Stonewall’s census question exaggerated trans numbers
The transgender population of the UK may have been overestimated in the census, experts have said.
The statistics regulator is examining concerns raised by academics that the wording of the question about gender identity confused those whose first language is not English.
According to the Office for National Statistics (ONS), which is responsible for the census on behalf of the Government, 262,000 people, or 0.5% of the over-16 population, identified as transgender in England and Wales in 2021.
But Dr Michael Biggs, Associate Professor of Sociology at the University of Oxford, believes the question posed on gender identity may have been confusing for non-native English speakers.
Analysing the data, he found that one in every 67 Muslims in England and Wales identified in the census as transgender, a figure he says is “not plausible”. He also found those who did not speak English well were five times more likely to be transgender than those whose main language is English.
Rather than asking straightforwardly, “Are you transgender?” the census question posed was more like a riddle: “Is the gender you identify with the same as your sex registered at birth?”
This has led, it appears, to people misunderstanding the question and answering ‘no’, perhaps thinking they are saying they are not transgender, when they mean ‘yes’, their ‘gender identity’ aligns with their biological sex. How many misunderstood it in this way is impossible to say, but the high proportion of people with poor English among the ‘transgender’ population indicates it is considerable.

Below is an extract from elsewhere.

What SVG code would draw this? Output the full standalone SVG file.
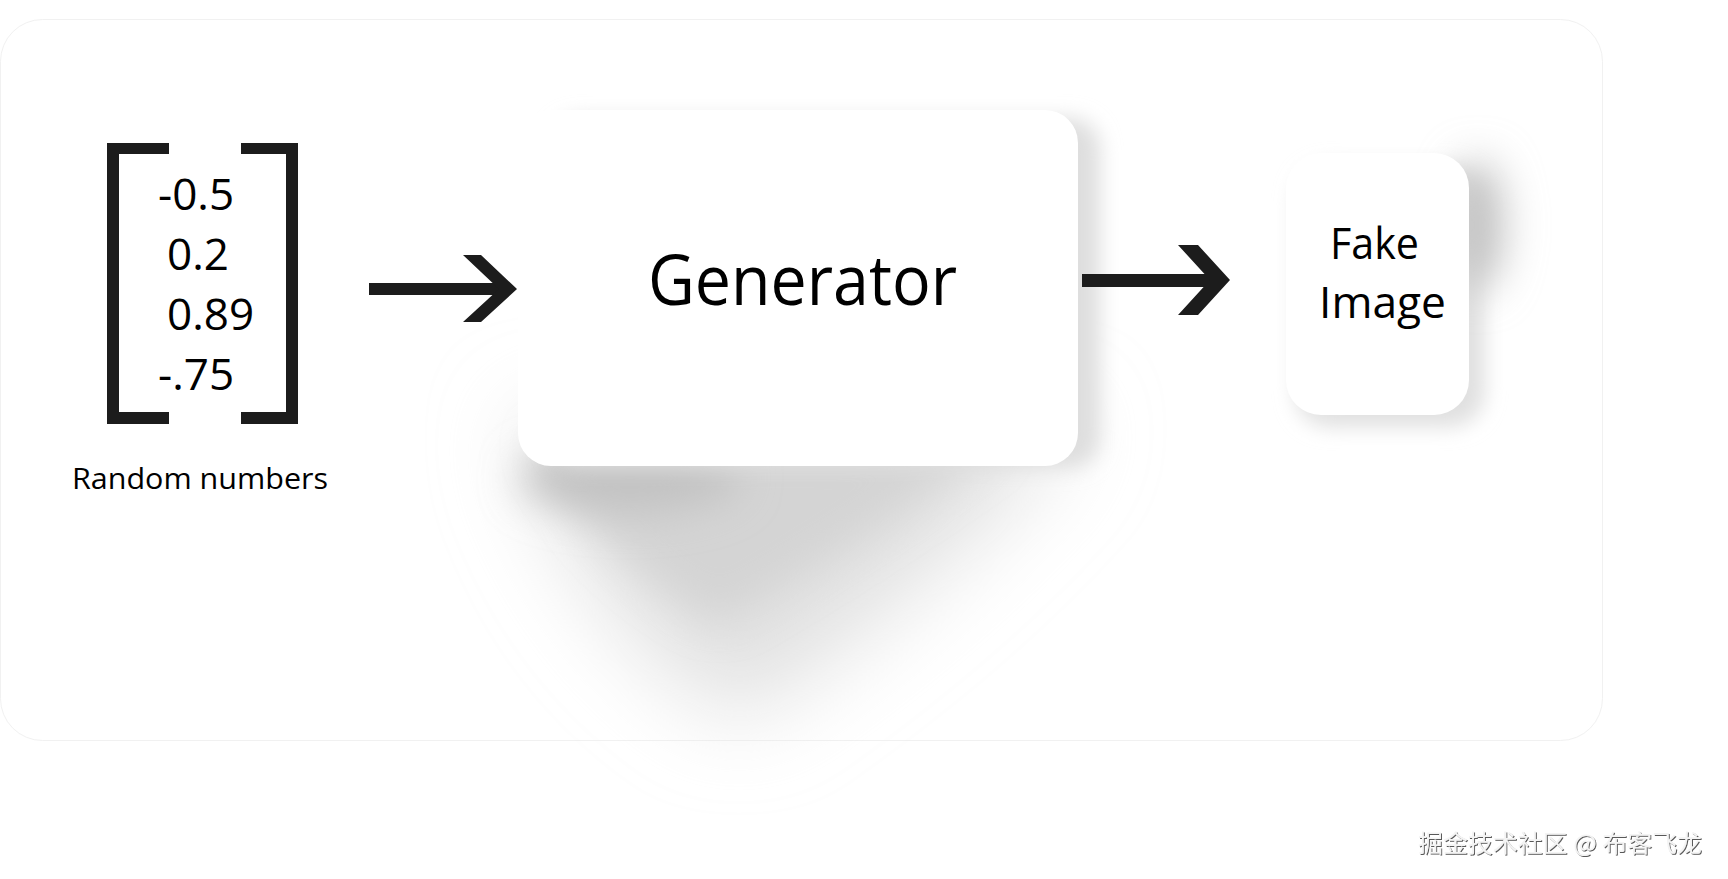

Prof Biggs suggests the authors of the census “never thought about how a Bangladeshi grandmother or a Hungarian plumber will think about this question”.
The problem seems to stem from the involvement of Stonewall and other LGBT lobby groups in the preparation of the census. According to Prof Biggs, Stonewall was consulted on the inclusion of the gender identity question. The ONS says it trialled the question with “community testing at LGBT History Month events” – in other words, with those aware of the latest gender theory jargon, not the wider population.
What a mess, and what a wasted opportunity to get some accurate figures on the prevalence of transgenderism to inform public debate and decision-making. At C4M, we call on the ONS, Government and others not to use these skewed statistics, at least while the matter is being investigated by the regulator, and to take greater care in future to keep lobby groups at arm’s length.